Zwar könnten manche Beschränkungen gerechtfertigt sein, um einen gewissen Grad an Beständigkeit in den Mannschaften zu gewährleisten. Im Fall Diarra jedoch würden die Bestimmungen gleich mehrfach über das hinauszugehen, was zur Erreichung dieses Ziels erforderlich sei.
Im Hinblick auf das Wettbewerbsrecht urteilte der EuGH, dass die beanstandeten Bestimmungen den grenzüberschreitenden Wettbewerb beschränken bzw. gar verhindern könnten. Dies gelte vor allem dann, wenn Spieler, die bei einem anderen Verein unter Vertrag stehen oder denen vorgeworfen wird, ihren Vertrag ohne triftigen Grund aufgelöst zu haben, einseitig verpflichtet würden. Da der Wettbewerb um ausgebildete Spieler eine wesentliche Rolle im professionellen Fußball spiele, würden Bestimmungen, die dies allgemein beschränken, einem kartellrechtswidrigen Abwerbeverbot ähneln.

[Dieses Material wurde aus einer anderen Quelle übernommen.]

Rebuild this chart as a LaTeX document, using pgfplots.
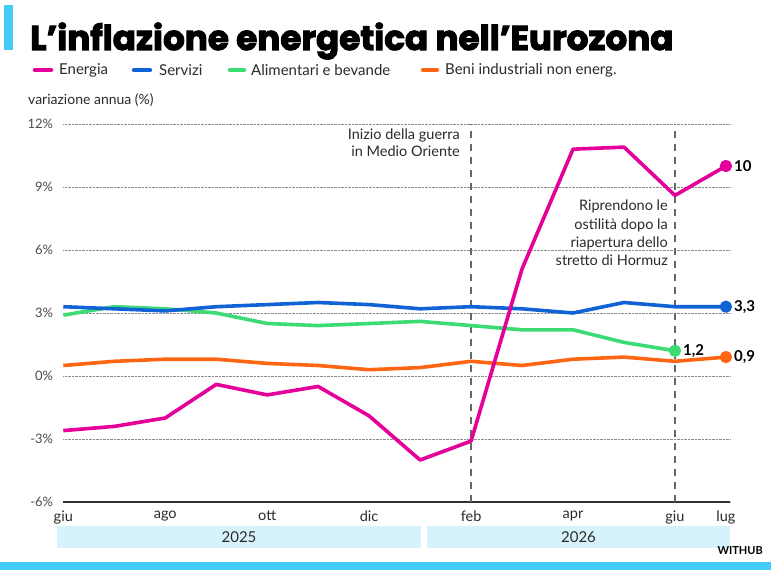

Nun ist es Aufgabe des belgischen Gerichts, dies im Falle Diarras abschließend zu klären.
Klar indes scheint, dass die FIFA ihre bestehenden Bestimmungen deutlich abändern muss. Schon einmal veränderte der EuGH den Weltfußball. Mit seinem historischen Bosman-Urteil durften nach Vertragsende keine Ablösesummen mehr von den Profis verlangt werden. Ob nach dem neuen Urteil Spieler künftig wechseln dürfen, wann immer sie wollen, bleibt indes zunächst abzuwarten.